EXERCISE REQUIREMENTS:
Pictures in the data below are not part of the copy; transcribe everything else exactly.
* * *
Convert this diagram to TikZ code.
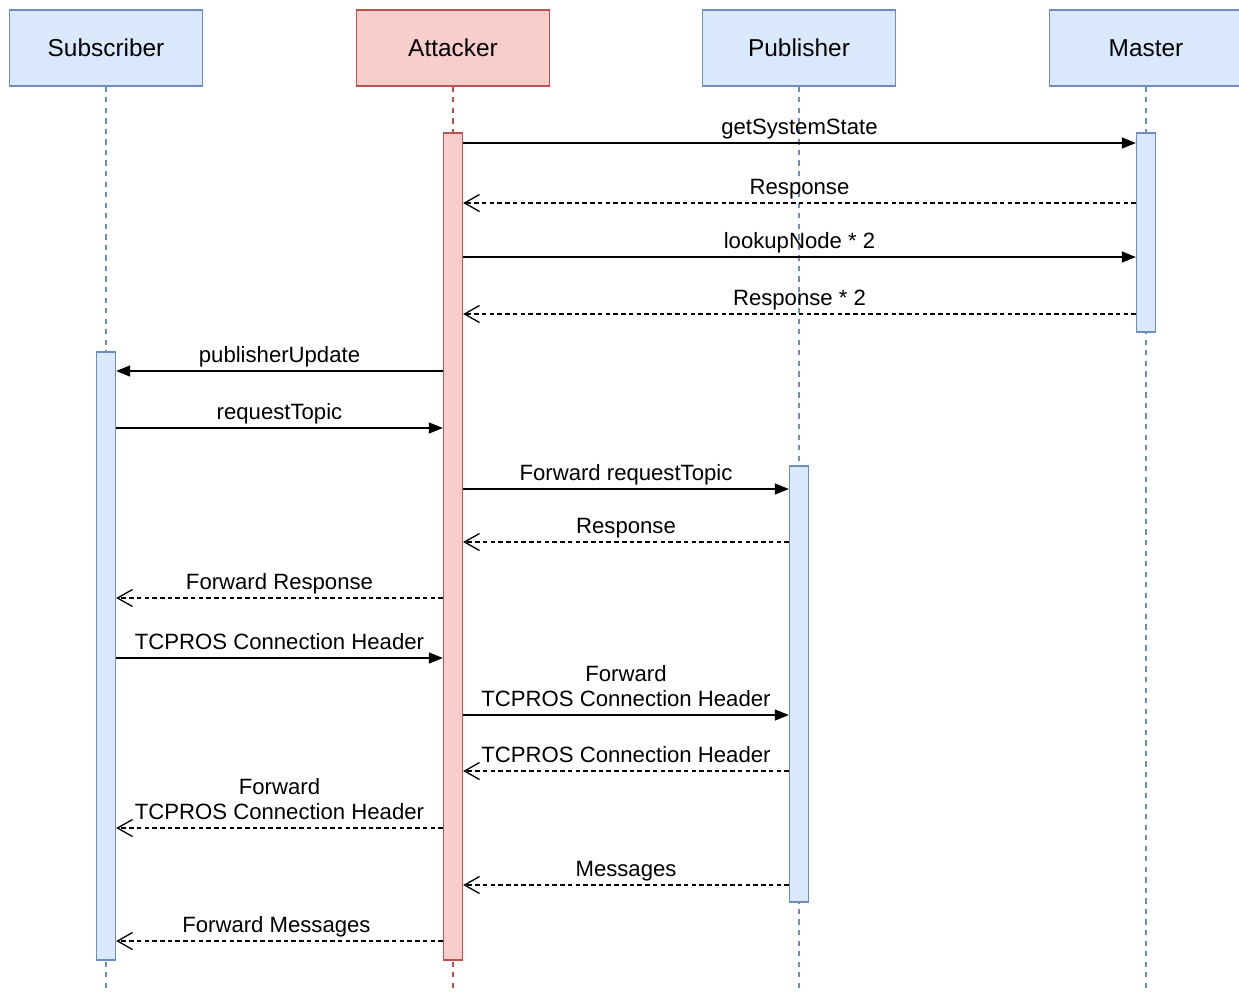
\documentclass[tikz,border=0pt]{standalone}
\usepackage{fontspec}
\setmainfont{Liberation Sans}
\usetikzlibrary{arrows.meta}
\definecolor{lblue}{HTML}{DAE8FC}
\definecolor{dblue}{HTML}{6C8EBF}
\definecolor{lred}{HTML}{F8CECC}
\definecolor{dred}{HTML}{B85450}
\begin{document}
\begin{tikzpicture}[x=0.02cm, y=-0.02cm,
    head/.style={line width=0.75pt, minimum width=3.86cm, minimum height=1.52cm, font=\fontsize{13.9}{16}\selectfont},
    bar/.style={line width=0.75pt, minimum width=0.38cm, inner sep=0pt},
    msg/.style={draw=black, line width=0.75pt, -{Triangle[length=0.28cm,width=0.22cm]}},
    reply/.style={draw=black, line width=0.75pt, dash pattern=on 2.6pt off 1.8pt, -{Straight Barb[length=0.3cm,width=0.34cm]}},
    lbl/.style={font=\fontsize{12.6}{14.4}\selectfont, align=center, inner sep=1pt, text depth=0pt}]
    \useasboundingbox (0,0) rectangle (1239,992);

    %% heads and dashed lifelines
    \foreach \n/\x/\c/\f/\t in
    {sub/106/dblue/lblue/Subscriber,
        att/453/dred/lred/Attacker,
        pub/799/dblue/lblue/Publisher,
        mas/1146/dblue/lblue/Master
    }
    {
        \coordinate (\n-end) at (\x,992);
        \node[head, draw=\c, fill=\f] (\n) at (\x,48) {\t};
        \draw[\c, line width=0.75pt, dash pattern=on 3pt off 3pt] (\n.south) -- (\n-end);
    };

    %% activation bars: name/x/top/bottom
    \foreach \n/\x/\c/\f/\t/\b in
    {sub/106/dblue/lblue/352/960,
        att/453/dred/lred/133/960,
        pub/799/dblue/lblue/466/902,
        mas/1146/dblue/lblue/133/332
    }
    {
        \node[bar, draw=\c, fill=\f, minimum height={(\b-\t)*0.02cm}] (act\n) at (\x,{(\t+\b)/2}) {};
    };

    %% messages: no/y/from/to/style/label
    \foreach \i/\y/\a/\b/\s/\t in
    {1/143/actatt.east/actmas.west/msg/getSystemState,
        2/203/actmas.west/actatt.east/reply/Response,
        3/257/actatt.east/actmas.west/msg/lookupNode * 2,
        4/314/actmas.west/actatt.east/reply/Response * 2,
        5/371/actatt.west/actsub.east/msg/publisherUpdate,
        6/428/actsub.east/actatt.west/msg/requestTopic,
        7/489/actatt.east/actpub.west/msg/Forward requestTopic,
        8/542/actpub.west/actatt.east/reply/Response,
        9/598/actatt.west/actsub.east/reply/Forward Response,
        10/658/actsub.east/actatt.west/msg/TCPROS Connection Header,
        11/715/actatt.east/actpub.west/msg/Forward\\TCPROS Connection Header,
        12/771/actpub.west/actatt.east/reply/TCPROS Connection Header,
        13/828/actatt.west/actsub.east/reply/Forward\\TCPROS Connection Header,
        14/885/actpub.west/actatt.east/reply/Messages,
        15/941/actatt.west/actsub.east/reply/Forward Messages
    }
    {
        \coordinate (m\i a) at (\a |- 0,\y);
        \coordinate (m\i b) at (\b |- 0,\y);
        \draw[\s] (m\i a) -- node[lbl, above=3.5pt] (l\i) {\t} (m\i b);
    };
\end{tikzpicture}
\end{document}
* * *
SOLVED PROBLEM:
Convert this diagram to TikZ code.
\documentclass[tikz,border=0pt]{standalone}
\usepackage{fontspec}
\setmainfont{Liberation Sans}
\usetikzlibrary{arrows.meta}
\definecolor{lblue}{HTML}{DAE8FC}
\definecolor{dblue}{HTML}{6C8EBF}
\definecolor{lred}{HTML}{F8CECC}
\definecolor{dred}{HTML}{B85450}
\begin{document}
\begin{tikzpicture}[x=0.02cm, y=-0.02cm,
    head/.style={line width=0.75pt, minimum width=3.86cm, minimum height=1.52cm, font=\fontsize{13.9}{16}\selectfont},
    bar/.style={line width=0.75pt, minimum width=0.38cm, inner sep=0pt},
    msg/.style={draw=black, line width=0.75pt, -{Triangle[length=0.28cm,width=0.22cm]}},
    reply/.style={draw=black, line width=0.75pt, dash pattern=on 2.6pt off 1.8pt, -{Straight Barb[length=0.3cm,width=0.34cm]}},
    lbl/.style={font=\fontsize{12.6}{14.4}\selectfont, align=center, inner sep=1pt, text depth=0pt}]
    \useasboundingbox (0,0) rectangle (1239,992);

    %% heads and dashed lifelines
    \foreach \n/\x/\c/\f/\t in
    {sub/106/dblue/lblue/Subscriber,
        att/453/dred/lred/Attacker,
        pub/799/dblue/lblue/Publisher,
        mas/1146/dblue/lblue/Master
    }
    {
        \coordinate (\n-end) at (\x,992);
        \node[head, draw=\c, fill=\f] (\n) at (\x,48) {\t};
        \draw[\c, line width=0.75pt, dash pattern=on 3pt off 3pt] (\n.south) -- (\n-end);
    };

    %% activation bars: name/x/top/bottom
    \foreach \n/\x/\c/\f/\t/\b in
    {sub/106/dblue/lblue/352/960,
        att/453/dred/lred/133/960,
        pub/799/dblue/lblue/466/902,
        mas/1146/dblue/lblue/133/332
    }
    {
        \node[bar, draw=\c, fill=\f, minimum height={(\b-\t)*0.02cm}] (act\n) at (\x,{(\t+\b)/2}) {};
    };

    %% messages: no/y/from/to/style/label
    \foreach \i/\y/\a/\b/\s/\t in
    {1/143/actatt.east/actmas.west/msg/getSystemState,
        2/203/actmas.west/actatt.east/reply/Response,
        3/257/actatt.east/actmas.west/msg/lookupNode * 2,
        4/314/actmas.west/actatt.east/reply/Response * 2,
        5/371/actatt.west/actsub.east/msg/publisherUpdate,
        6/428/actsub.east/actatt.west/msg/requestTopic,
        7/489/actatt.east/actpub.west/msg/Forward requestTopic,
        8/542/actpub.west/actatt.east/reply/Response,
        9/598/actatt.west/actsub.east/reply/Forward Response,
        10/658/actsub.east/actatt.west/msg/TCPROS Connection Header,
        11/715/actatt.east/actpub.west/msg/Forward\\TCPROS Connection Header,
        12/771/actpub.west/actatt.east/reply/TCPROS Connection Header,
        13/828/actatt.west/actsub.east/reply/Forward\\TCPROS Connection Header,
        14/885/actpub.west/actatt.east/reply/Messages,
        15/941/actatt.west/actsub.east/reply/Forward Messages
    }
    {
        \coordinate (m\i a) at (\a |- 0,\y);
        \coordinate (m\i b) at (\b |- 0,\y);
        \draw[\s] (m\i a) -- node[lbl, above=3.5pt] (l\i) {\t} (m\i b);
    };
\end{tikzpicture}
\end{document}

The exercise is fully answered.